Deputy Speaker of the Tibetan Parliament-in-Exile, Dolma Tsering, stated that Tibet's culture, religion and way of life, which is founded on Buddhism, is at risk under the Chinese administration. Dolma said that Chinese officials claim to have 56 ethnic minorities, but they refuse to give them their customary sacredness. She added that Beijing's desire is for everything to be merged into a communist aesthetic.
"If there is any freedom in Tibet, why don't the Chinese let world media go there and see for themselves. When they shy away from world media that shows that they are hiding something. Why do they have to give all the time white paper on Tibet? This shows that all is not well there, (sic)" Dolma was quoted by ANI as saying.
Dolma Tsering's statement comes after the Dalai Lama, Tibet's spiritual leader, criticised China's leadership on Wednesday, stating that they don't understand the diversity of other civilizations. He also said that he prefers to be in India and praised the country for being a centre of religious harmony during an online press conference organised by the Tokyo Foreign Correspondents Club. On the other hand, Chinese officials stated that it is open to speaking with the Dalai Lama about his future, but when it comes to Tibet, they are not going to talk about it.
Tenzin Lekshay, a spokesperson for the Tibetan government-in-exile, claimed that during the party's 60-70 years in power, China repressed numerous ethnicities, including Tibetans, Uyghurs and Mongolians. He said that Chinese leaders always believe that "the hunt rules", and all other people (minorities) are ones who should serve. When asked about Tibetan leadership, Lekshay said that Tibetan language scripts are missing from all official Chinese websites.

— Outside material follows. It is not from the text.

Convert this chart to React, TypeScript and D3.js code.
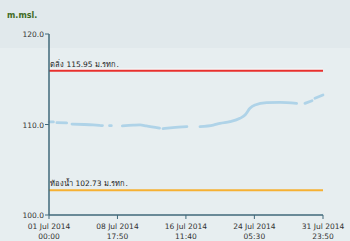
import React from "react";
import * as d3 from "d3";

const W = 350;
const H = 241;

const startDate = new Date(2014, 6, 1, 0, 0);
const endDate = new Date(2014, 6, 31, 23, 50);
const xTickDates = [
  new Date(2014, 6, 1, 0, 0),
  new Date(2014, 6, 8, 17, 50),
  new Date(2014, 6, 16, 11, 40),
  new Date(2014, 6, 24, 5, 30),
  new Date(2014, 6, 31, 23, 50),
];
const yTicks = [100, 110, 120];
const bankLevel = 115.95;
const bedLevel = 102.73;
const bankLabel = "ตลิ่ง 115.95 ม.รทก.";
const bedLabel = "ท้องน้ำ 102.73 ม.รทก.";
const unitLabel = "m.msl.";

// day offsets from 01 Jul 00:00, null = no data
const levelDays: number[] = [
  0, 0.5, 0.6, 0.9, 2.0, 2.1, 2.6, 4.0, 5.0, 5.7, 5.8, 5.85, 6.05, 6.2, 6.85, 7.05, 7.2,
  8.3, 9.5, 10.3, 11.0, 12.5, 12.7, 12.9, 14.0, 15.6, 15.8,
  17.08, 18.58, 19.34, 20.47, 21.6, 22.17, 22.73, 23.3, 24.62, 26.13, 28.01, 28.3,
  28.95, 29.75, 29.9, 30.08, 30.99,
];
const levelValues: (number | null)[] = [
  110.3, 110.28, null, 110.2, 110.17, null, 110.05, 110.0, 109.95, 109.9, null, 109.88, 109.88, null, 109.87, 109.87, null,
  109.85, 109.92, 109.95, 109.85, 109.6, null, 109.55, 109.65, 109.76, null,
  109.76, 109.94, 110.13, 110.31, 110.68, 111.05, 111.79, 112.15, 112.41, 112.45, 112.34, null,
  112.34, 112.63, null, 112.9, 113.26,
];

export default function App() {
  const left = 49;
  const right = 323;
  const top = 34;
  const bottom = 215;

  const x = d3.scaleTime().domain([startDate, endDate]).range([left, right]);
  const y = d3.scaleLinear().domain([100, 120]).range([bottom, top]);

  const pts = levelDays.map((d, i) => ({
    t: new Date(startDate.getTime() + d * 86400000),
    v: levelValues[i],
  }));
  const line = d3
    .line<{ t: Date; v: number | null }>()
    .defined((p) => p.v !== null)
    .x((p) => x(p.t))
    .y((p) => y(p.v as number))
    .curve(d3.curveMonotoneX);

  const fmtD = d3.timeFormat("%d %b %Y");
  const fmtT = d3.timeFormat("%H:%M");
  const font = "DejaVu Sans, Verdana, sans-serif";
  const axisColor = "#41697a";

  return (
    <svg
      width={W}
      height={H}
      style={{ position: "absolute", left: 0, top: 0 }}
      fontFamily={font}
    >
      <rect x={0} y={0} width={W} height={H} fill="#e7eef0" />
      <rect x={0} y={0} width={W} height={48} fill="#e1e9ec" />
      <text x={7} y={18} fontSize={8} fontWeight="bold" fill="#3f6b1f">
        {unitLabel}
      </text>

      {/* reference lines */}
      <line x1={left} x2={right} y1={y(bankLevel) - 1.5} y2={y(bankLevel) - 1.5} stroke="#ffffff" strokeWidth={1} />
      <line x1={left} x2={right} y1={y(bankLevel)} y2={y(bankLevel)} stroke="#e8302e" strokeWidth={2} />
      <text x={left + 1} y={y(bankLevel) - 4} fontSize={7.5} fill="#222">
        {bankLabel}
      </text>
      <line x1={left} x2={right} y1={y(bedLevel)} y2={y(bedLevel)} stroke="#f6b133" strokeWidth={2} />
      <text x={left + 1} y={y(bedLevel) - 4} fontSize={7.5} fill="#222">
        {bedLabel}
      </text>

      {/* data line */}
      <path d={line(pts) || ""} fill="none" stroke="#afd3e8" strokeWidth={2.8} strokeLinecap="round" strokeLinejoin="round" />

      {/* y axis */}
      <line x1={left} x2={left} y1={top} y2={bottom} stroke={axisColor} strokeWidth={1.5} />
      {yTicks.map((t) => (
        <g key={t}>
          <line x1={left - 4} x2={left} y1={y(t)} y2={y(t)} stroke={axisColor} strokeWidth={1} />
          <text x={left - 5} y={y(t) + 3} fontSize={7.5} textAnchor="end" fill="#333">
            {t.toFixed(1)}
          </text>
        </g>
      ))}

      {/* x axis */}
      <line x1={left} x2={right} y1={bottom} y2={bottom} stroke={axisColor} strokeWidth={1.5} />
      {xTickDates.map((d, i) => (
        <g key={i}>
          <line x1={x(d)} x2={x(d)} y1={bottom} y2={bottom + 4} stroke={axisColor} strokeWidth={1} />
          <text x={x(d)} y={bottom + 14} fontSize={7.5} textAnchor="middle" fill="#333">
            {fmtD(d)}
          </text>
          <text x={x(d)} y={bottom + 24} fontSize={7.5} textAnchor="middle" fill="#333">
            {fmtT(d)}
          </text>
        </g>
      ))}
    </svg>
  );
}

Lekshay went on to say that China should be more empathetic and consider the goals of minorities. He added that the China-Tibet conflict, which has been going on for over five decades, must be addressed. During the Chinese invasion of Tibet in 1959, the Dalai Lama and his followers were forced to flee to India. The Buddhist monk and Nobel laureate has been labelled a "separatist" by China.